WHAT TO PRODUCE> Reproduce the listing below in full and without alteration, apart from its pictures.

#####

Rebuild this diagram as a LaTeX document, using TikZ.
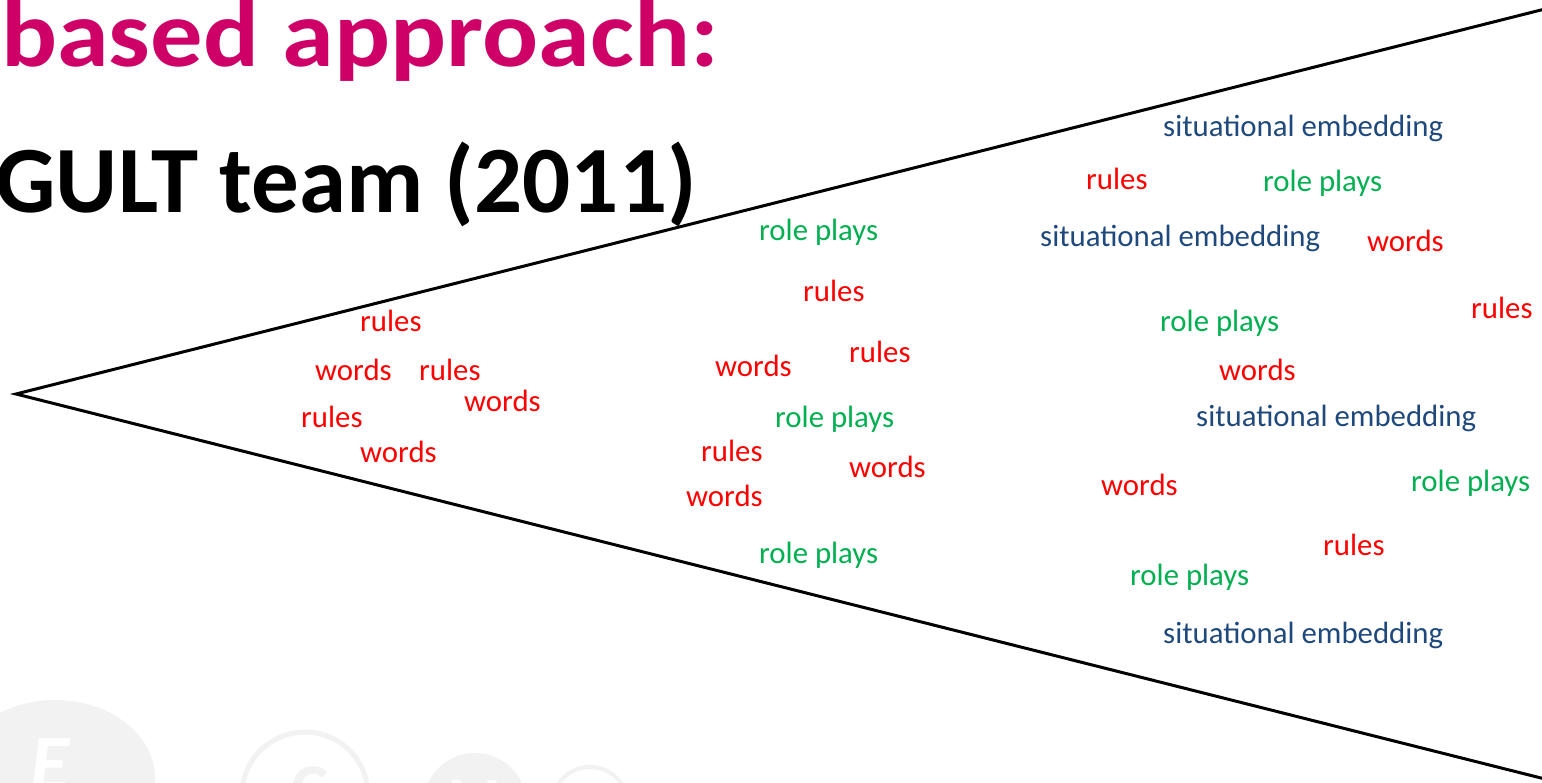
\documentclass[tikz,border=0pt]{standalone}
\usepackage{fontspec}
\setmainfont{Carlito}
\definecolor{magentat}{RGB}{206,0,104}
\definecolor{wred}{RGB}{255,0,0}
\definecolor{wgreen}{RGB}{0,176,80}
\definecolor{wblue}{RGB}{31,73,125}
\definecolor{wmark}{RGB}{242,242,242}
\begin{document}
\begin{tikzpicture}[x=1pt,y=-1pt,
  wd/.style={anchor=base west,inner sep=0pt,font=\fontsize{30.8}{36}\selectfont},
  rw/.style={wd,text=wred},
  gr/.style={wd,text=wgreen},
  bl/.style={wd,text=wblue},
  ttl/.style={anchor=base east,inner sep=0pt,font=\fontsize{95}{110}\selectfont\bfseries},
  funnel/.style={draw=black,line width=3pt,line cap=round}]
\useasboundingbox (0,0) rectangle (1542,783);
\fill[white] (0,0) rectangle (1542,783);
% faint watermark
\fill[wmark] (55,778) ellipse [x radius=100,y radius=78];
\node[text=white,font=\fontsize{80}{80}\selectfont\bfseries\itshape] (wmE) at (50,765) {E};
\draw[wmark,line width=5pt] (305,795) circle [radius=63];
\node[text=wmark,font=\fontsize{70}{70}\selectfont\bfseries] (wmC) at (310,790) {C};
\fill[wmark] (475,805) circle [radius=52];
\node[text=white,font=\fontsize{60}{60}\selectfont\bfseries] (wmM) at (475,800) {M};
\draw[wmark,line width=4pt] (590,805) circle [radius=38];
% titles
\node[ttl,text=magentat] (t1) at (719,67) {\scalebox{1.1}[1]{based approach:}};
\node[ttl,text=black] (t2) at (697,213) {GULT team (2011)};
% funnel
\coordinate (apex) at (16,394);
\coordinate (topend) at (1545,9);
\coordinate (botend) at (1545,779);
\draw[funnel] (topend) -- (apex) -- (botend);
% left group
\node[rw] (l1) at (360,332) {rules};
\node[rw] (l2) at (315,381) {words};
\node[rw] (l3) at (419,381) {rules};
\node[rw] (l4) at (464,411) {words};
\node[rw] (l5) at (301,427) {rules};
\node[rw] (l6) at (360,462) {words};
% middle group
\node[gr] (m1) at (759,241) {role plays};
\node[rw] (m2) at (803,302) {rules};
\node[rw] (m3) at (849,363) {rules};
\node[rw] (m4) at (715,377) {words};
\node[gr] (m5) at (775,427) {role plays};
\node[rw] (m6) at (701,461) {rules};
\node[rw] (m7) at (849,477) {words};
\node[rw] (m8) at (686,506) {words};
\node[gr] (m9) at (759,563) {role plays};
% right group
\node[bl] (r1) at (1163,137) {situational embedding};
\node[rw] (r2) at (1086,190) {rules};
\node[gr] (r3) at (1263,192) {role plays};
\node[bl] (r4) at (1040,247) {situational embedding};
\node[rw] (r5) at (1367,252) {words};
\node[rw] (r6) at (1471,319) {rules};
\node[gr] (r7) at (1160,332) {role plays};
\node[rw] (r8) at (1219,381) {words};
\node[bl] (r9) at (1196,426) {situational embedding};
\node[rw] (r10) at (1101,495) {words};
\node[gr] (r11) at (1411,491) {role plays};
\node[rw] (r12) at (1323,555) {rules};
\node[gr] (r13) at (1130,585) {role plays};
\node[bl] (r14) at (1163,643) {situational embedding};
\end{tikzpicture}
\end{document}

#####

COMPLETED TASK>
Rebuild this diagram as a LaTeX document, using TikZ.
\documentclass[tikz,border=0pt]{standalone}
\usepackage{fontspec}
\setmainfont{Carlito}
\definecolor{magentat}{RGB}{206,0,104}
\definecolor{wred}{RGB}{255,0,0}
\definecolor{wgreen}{RGB}{0,176,80}
\definecolor{wblue}{RGB}{31,73,125}
\definecolor{wmark}{RGB}{242,242,242}
\begin{document}
\begin{tikzpicture}[x=1pt,y=-1pt,
  wd/.style={anchor=base west,inner sep=0pt,font=\fontsize{30.8}{36}\selectfont},
  rw/.style={wd,text=wred},
  gr/.style={wd,text=wgreen},
  bl/.style={wd,text=wblue},
  ttl/.style={anchor=base east,inner sep=0pt,font=\fontsize{95}{110}\selectfont\bfseries},
  funnel/.style={draw=black,line width=3pt,line cap=round}]
\useasboundingbox (0,0) rectangle (1542,783);
\fill[white] (0,0) rectangle (1542,783);
% faint watermark
\fill[wmark] (55,778) ellipse [x radius=100,y radius=78];
\node[text=white,font=\fontsize{80}{80}\selectfont\bfseries\itshape] (wmE) at (50,765) {E};
\draw[wmark,line width=5pt] (305,795) circle [radius=63];
\node[text=wmark,font=\fontsize{70}{70}\selectfont\bfseries] (wmC) at (310,790) {C};
\fill[wmark] (475,805) circle [radius=52];
\node[text=white,font=\fontsize{60}{60}\selectfont\bfseries] (wmM) at (475,800) {M};
\draw[wmark,line width=4pt] (590,805) circle [radius=38];
% titles
\node[ttl,text=magentat] (t1) at (719,67) {\scalebox{1.1}[1]{based approach:}};
\node[ttl,text=black] (t2) at (697,213) {GULT team (2011)};
% funnel
\coordinate (apex) at (16,394);
\coordinate (topend) at (1545,9);
\coordinate (botend) at (1545,779);
\draw[funnel] (topend) -- (apex) -- (botend);
% left group
\node[rw] (l1) at (360,332) {rules};
\node[rw] (l2) at (315,381) {words};
\node[rw] (l3) at (419,381) {rules};
\node[rw] (l4) at (464,411) {words};
\node[rw] (l5) at (301,427) {rules};
\node[rw] (l6) at (360,462) {words};
% middle group
\node[gr] (m1) at (759,241) {role plays};
\node[rw] (m2) at (803,302) {rules};
\node[rw] (m3) at (849,363) {rules};
\node[rw] (m4) at (715,377) {words};
\node[gr] (m5) at (775,427) {role plays};
\node[rw] (m6) at (701,461) {rules};
\node[rw] (m7) at (849,477) {words};
\node[rw] (m8) at (686,506) {words};
\node[gr] (m9) at (759,563) {role plays};
% right group
\node[bl] (r1) at (1163,137) {situational embedding};
\node[rw] (r2) at (1086,190) {rules};
\node[gr] (r3) at (1263,192) {role plays};
\node[bl] (r4) at (1040,247) {situational embedding};
\node[rw] (r5) at (1367,252) {words};
\node[rw] (r6) at (1471,319) {rules};
\node[gr] (r7) at (1160,332) {role plays};
\node[rw] (r8) at (1219,381) {words};
\node[bl] (r9) at (1196,426) {situational embedding};
\node[rw] (r10) at (1101,495) {words};
\node[gr] (r11) at (1411,491) {role plays};
\node[rw] (r12) at (1323,555) {rules};
\node[gr] (r13) at (1130,585) {role plays};
\node[bl] (r14) at (1163,643) {situational embedding};
\end{tikzpicture}
\end{document}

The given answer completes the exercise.